La littérature est une drôle de chose.

Un jour de juillet 1969, avec mon frère Kamel, nous avons sauté dans le train. La frontière était ouverte. Ça nous a pris un peu plus d’une journée depuis Taza, pour nous rendre à Alger. Kamel avait 19 ans et moi, 17. Ce fut le plus bel été de ma vie. Nous avons vu et écouté Archie Shepp, Nina Simone, Manu Dibango, Myriam Makeba… dans la splendide baie d’Alger.   

Nous étions comme deux frères jumeaux. Kamel était très sensible et il jouait tout le temps de la musique. Il n’y avait que cela qui comptait pour lui. Il aurait pu être un grand musicien.

J’avais une dette vis-à-vis de lui.

Je me dis qu’il doit être heureux là où il est.

J’aime penser qu’il m’entend lorsque je raconte cette histoire.

Il m’a initié au blues et au jazz surtout. Il m’a fallu plus de cinquante ans pour écrire cette histoire que j’ai commencée à Birmingham, dans l’Alabama, un mois d’août, il y a sept ans.

Ce roman n’est rien que ça. Une dette vis-à-vis de mon frère Kamel.

Oui la littérature est une drôle de chose.

Ne croyez pas ceux qui vous disent qu’elle s’écrit avec une langue. Ne croyez pas aux apparences. La littérature s’écrit avec des blessures et des rêves, pour tenter d’expliquer le monde et le rendre un peu à notre goût.
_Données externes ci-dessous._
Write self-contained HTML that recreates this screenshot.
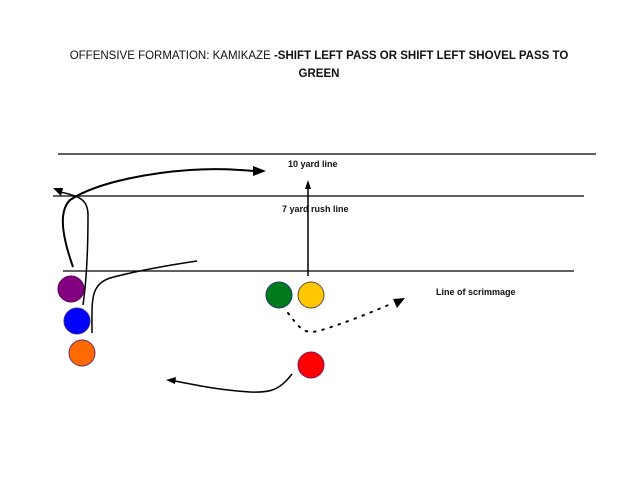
<!DOCTYPE html>
<html><head><style>body{margin:0;background:#fff}</style></head><body>
<svg width="638" height="479" xmlns="http://www.w3.org/2000/svg" style="display:block">
<rect width="638" height="479" fill="#fff"/>
<text x="319" y="59" text-anchor="middle" font-family="Liberation Sans, sans-serif" font-size="11.5" fill="#111">OFFENSIVE FORMATION: KAMIKAZE <tspan font-weight="bold">-SHIFT LEFT PASS OR  SHIFT LEFT SHOVEL PASS TO</tspan></text>
<text x="319" y="77" text-anchor="middle" font-family="Liberation Sans, sans-serif" font-size="11.5" font-weight="bold" fill="#111">GREEN</text>
<g stroke="#000" stroke-width="1.2">
<line x1="58" y1="154" x2="596" y2="154"/>
<line x1="53" y1="196" x2="584" y2="196"/>
<line x1="63" y1="271" x2="574" y2="271"/>
</g>
<g font-family="Liberation Sans, sans-serif" font-size="9" font-weight="bold" fill="#111">
<text x="288" y="167">10 yard line</text>
<text x="282" y="212">7 yard rush line</text>
<text x="436" y="295">Line of scrimmage</text>
</g>
<g fill="none" stroke="#000" stroke-width="2">
<path d="M73 267 C60 230 60 210 70 200 C100 180 160 172 190 170 C220 168 240 170 255 171"/>
</g>
<polygon points="266,171 253,166 253,176" fill="#000"/>
<g fill="none" stroke="#000" stroke-width="1.5">
<path d="M83 305 C88 270 88 230 88 215 C88 200 80 196 60 192"/>
<path d="M92 333 C92 300 90 285 110 278 C140 270 170 265 197 261"/>
<line x1="308" y1="276" x2="308" y2="188"/>
<path d="M292 374 C280 390 270 393 250 392 C220 390 200 386 175 381"/>
</g>
<polygon points="53,188 63,188 61,196" fill="#000"/>
<polygon points="308,180 305,189 311,189" fill="#000"/>
<polygon points="166,380 176,377 175,384" fill="#000"/>
<path d="M288 313 C298 325 302 335 318 331 C340 325 370 313 393 303" fill="none" stroke="#000" stroke-width="2" stroke-dasharray="1.5,7" stroke-linecap="round"/>
<polygon points="405,298 393,299 397,308" fill="#000"/>
<g stroke-width="1">
<circle cx="71" cy="289" r="13" fill="#800080" stroke="#5a005a"/>
<circle cx="77" cy="321" r="13" fill="#0000ff" stroke="#3a2a8a"/>
<circle cx="82" cy="353" r="13" fill="#ff6a00" stroke="#6a2a6a"/>
<circle cx="279" cy="295" r="13" fill="#007a1a" stroke="#1a3a6a"/>
<circle cx="311" cy="295" r="13" fill="#ffc800" stroke="#5a4a4a"/>
<circle cx="311" cy="365" r="13" fill="#ff0000" stroke="#7a1a5a"/>
</g>
</svg>
</body></html>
Une réflexion sur “« La littérature s’écrit avec des blessures et des rêves » Kebir M. Ammi

  1. Kebir fait un commentaire émouvant sur la vie, son vécu d’artiste, son expérience. Le but de ce solitaire est de communiquer avec autrui, cet inconnu, établir un rapport avec le monde extérieur, et lui donner un sens, “le mettre à son goût”. Comme tout artiste, son outil est des plus modestes, des mots, des sons, des couleurs, des formes insufflés de vie et d’amour. C’est un travail de longue haleine au seul carburant est la patience, n’ayant comme seule boussole que sa mémoire.